I am getting better sleep at home, though still on the couch and still not in very long stretches.  I am having to set my alarm for every 4 hours so that I can take my Percoset and it is hard to catch up to the pain.  I'm also taking a muscle relaxer (which they forgot to give me at all the first night after surgery - lovely), gabapentin for nerve pain in my foot, which has come roaring back due to the horrendous amount of inflammation on my nerve, steroids to address said inflammation, stool softener because all the other meds have a huge tendency to constipate and all my normal meds.  I have to keep a list of when I took my meds last because I'm a little loopy and sometimes I forget if I already took it or not.  I don't need an overdose of anything!

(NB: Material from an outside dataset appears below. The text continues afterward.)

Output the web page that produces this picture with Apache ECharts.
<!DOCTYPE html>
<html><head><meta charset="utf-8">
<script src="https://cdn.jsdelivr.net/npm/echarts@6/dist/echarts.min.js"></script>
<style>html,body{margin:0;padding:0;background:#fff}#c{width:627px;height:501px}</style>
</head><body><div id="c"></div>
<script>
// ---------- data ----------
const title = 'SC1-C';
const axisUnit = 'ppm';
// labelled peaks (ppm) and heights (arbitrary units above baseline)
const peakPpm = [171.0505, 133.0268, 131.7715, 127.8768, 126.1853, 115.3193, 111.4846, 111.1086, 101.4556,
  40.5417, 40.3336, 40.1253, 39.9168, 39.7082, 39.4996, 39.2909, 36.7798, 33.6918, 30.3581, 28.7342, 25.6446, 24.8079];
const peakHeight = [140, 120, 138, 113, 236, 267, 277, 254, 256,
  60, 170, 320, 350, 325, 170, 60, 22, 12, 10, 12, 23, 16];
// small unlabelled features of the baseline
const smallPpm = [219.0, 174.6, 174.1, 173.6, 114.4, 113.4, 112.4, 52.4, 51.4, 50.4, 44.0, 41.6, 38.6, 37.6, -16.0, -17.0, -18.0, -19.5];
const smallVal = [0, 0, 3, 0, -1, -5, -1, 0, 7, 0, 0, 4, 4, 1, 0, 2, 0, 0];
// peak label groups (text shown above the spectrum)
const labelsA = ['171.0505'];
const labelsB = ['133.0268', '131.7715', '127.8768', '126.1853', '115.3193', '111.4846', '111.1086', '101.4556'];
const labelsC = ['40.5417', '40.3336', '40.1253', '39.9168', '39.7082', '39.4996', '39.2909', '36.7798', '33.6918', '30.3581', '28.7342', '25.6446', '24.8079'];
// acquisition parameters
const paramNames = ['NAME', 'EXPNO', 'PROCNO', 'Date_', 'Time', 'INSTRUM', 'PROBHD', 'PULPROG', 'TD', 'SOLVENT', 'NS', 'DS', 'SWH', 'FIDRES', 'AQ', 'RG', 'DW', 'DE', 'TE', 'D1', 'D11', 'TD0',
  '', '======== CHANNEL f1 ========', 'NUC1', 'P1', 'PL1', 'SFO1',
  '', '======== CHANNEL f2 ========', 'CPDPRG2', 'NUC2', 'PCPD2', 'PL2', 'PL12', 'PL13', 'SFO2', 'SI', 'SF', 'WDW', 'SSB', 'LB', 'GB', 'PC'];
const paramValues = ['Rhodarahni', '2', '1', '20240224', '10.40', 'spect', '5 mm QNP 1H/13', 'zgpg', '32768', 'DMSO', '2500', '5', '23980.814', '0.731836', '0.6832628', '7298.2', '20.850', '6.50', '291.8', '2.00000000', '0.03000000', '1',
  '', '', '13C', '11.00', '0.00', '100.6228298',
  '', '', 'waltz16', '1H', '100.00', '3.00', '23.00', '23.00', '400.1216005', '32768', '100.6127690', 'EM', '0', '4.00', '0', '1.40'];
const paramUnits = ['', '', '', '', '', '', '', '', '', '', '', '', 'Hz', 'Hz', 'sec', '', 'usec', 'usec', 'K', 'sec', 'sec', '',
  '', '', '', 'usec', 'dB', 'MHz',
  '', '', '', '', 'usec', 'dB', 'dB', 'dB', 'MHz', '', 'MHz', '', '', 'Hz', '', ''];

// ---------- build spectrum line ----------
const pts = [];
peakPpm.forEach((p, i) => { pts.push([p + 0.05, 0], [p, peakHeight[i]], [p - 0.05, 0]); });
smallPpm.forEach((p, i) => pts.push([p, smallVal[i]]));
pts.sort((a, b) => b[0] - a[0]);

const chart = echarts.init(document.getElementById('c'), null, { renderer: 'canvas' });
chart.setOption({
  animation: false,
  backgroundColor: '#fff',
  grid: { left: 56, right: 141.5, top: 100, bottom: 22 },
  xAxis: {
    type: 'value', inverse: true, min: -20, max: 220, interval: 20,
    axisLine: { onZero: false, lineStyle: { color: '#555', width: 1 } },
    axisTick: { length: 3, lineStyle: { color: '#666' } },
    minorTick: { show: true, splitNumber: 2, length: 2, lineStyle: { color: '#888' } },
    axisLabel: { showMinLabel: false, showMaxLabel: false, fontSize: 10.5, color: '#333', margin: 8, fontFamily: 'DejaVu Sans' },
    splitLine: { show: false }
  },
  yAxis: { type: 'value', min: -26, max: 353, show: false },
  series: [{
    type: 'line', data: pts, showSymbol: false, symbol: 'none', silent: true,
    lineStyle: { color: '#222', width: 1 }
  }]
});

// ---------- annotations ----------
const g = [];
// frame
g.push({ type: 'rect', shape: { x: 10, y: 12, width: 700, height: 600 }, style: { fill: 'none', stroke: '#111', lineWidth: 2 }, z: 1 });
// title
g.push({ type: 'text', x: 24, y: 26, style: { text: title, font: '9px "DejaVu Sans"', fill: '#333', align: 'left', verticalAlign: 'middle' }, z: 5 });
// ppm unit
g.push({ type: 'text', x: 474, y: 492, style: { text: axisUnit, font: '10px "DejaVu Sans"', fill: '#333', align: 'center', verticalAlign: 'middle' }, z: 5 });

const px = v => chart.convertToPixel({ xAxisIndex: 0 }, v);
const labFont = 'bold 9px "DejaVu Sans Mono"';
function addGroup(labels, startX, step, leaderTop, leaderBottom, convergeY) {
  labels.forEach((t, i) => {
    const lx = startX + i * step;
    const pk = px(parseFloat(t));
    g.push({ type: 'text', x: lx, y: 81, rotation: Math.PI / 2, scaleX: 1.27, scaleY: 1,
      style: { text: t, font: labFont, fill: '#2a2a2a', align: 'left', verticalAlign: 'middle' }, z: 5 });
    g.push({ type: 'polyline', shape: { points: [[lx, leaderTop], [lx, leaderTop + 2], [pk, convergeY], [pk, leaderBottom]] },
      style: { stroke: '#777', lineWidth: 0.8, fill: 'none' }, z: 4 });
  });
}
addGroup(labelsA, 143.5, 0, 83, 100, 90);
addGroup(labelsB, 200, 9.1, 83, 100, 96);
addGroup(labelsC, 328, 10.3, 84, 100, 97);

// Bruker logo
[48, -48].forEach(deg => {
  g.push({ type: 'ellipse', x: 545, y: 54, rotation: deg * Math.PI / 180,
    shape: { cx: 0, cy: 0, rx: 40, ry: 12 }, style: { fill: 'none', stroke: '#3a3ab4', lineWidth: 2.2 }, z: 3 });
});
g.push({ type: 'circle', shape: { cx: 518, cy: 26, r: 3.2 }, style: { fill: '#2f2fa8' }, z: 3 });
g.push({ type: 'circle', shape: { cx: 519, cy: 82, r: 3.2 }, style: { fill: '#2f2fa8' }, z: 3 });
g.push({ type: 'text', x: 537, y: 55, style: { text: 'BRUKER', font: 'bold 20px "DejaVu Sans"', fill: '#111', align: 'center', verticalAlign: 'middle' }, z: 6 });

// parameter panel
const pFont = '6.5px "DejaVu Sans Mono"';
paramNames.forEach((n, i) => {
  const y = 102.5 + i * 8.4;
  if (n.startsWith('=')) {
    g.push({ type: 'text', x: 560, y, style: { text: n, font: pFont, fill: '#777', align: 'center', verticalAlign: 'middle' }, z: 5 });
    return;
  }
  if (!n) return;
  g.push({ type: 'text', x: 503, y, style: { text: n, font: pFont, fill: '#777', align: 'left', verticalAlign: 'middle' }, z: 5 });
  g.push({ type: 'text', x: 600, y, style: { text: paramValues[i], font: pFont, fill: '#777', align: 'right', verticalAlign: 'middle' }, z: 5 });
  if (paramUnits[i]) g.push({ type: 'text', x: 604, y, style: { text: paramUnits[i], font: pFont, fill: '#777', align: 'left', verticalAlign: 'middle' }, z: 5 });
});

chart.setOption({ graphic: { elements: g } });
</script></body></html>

I called the surgeon's office this morning and told them about the Percoset wearing off too soon and they are going to up that dose a little bit to see if it will help.  They are also upping the dose of nerve meds to the max to see if it will help with the nerve pain in my foot.  I may not make any sense at all once all that gets in my system, so I thought I'd update now while I still feel like I am mostly with it.

All in all, I can't say I'd recommend this surgery as a fun procedure.  It's definitely a bigger deal than the first two and it's going to be a long process to heal, not to mention that we still need the bone to start growing together, which will take several months.  So prayers would be greatly appreciated for quick and strong bone growth, healing and relief from surgical and nerve pain and strength to return in my left leg soon.

2 comments:

Bekah said...

I'm glad you blogged even if you're loopy. I'd checked in with Miss Lisa to see if you were okay and she said you were, but this gives me much more idea of how to pray for you. I was SO SAD during the part where you lost your call button. I would have wailed.

HURRY and get well. Love you.

Christina said...

Thanks. I was very sad when I lost my button too and believe me, I did wail. I cried long and hard and hoped someone would hear me. I was just too far from the nurses station to be heard.

I will hurry as fast as I can to get better....I promise. And thanks as always for the prayers because they are much-needed.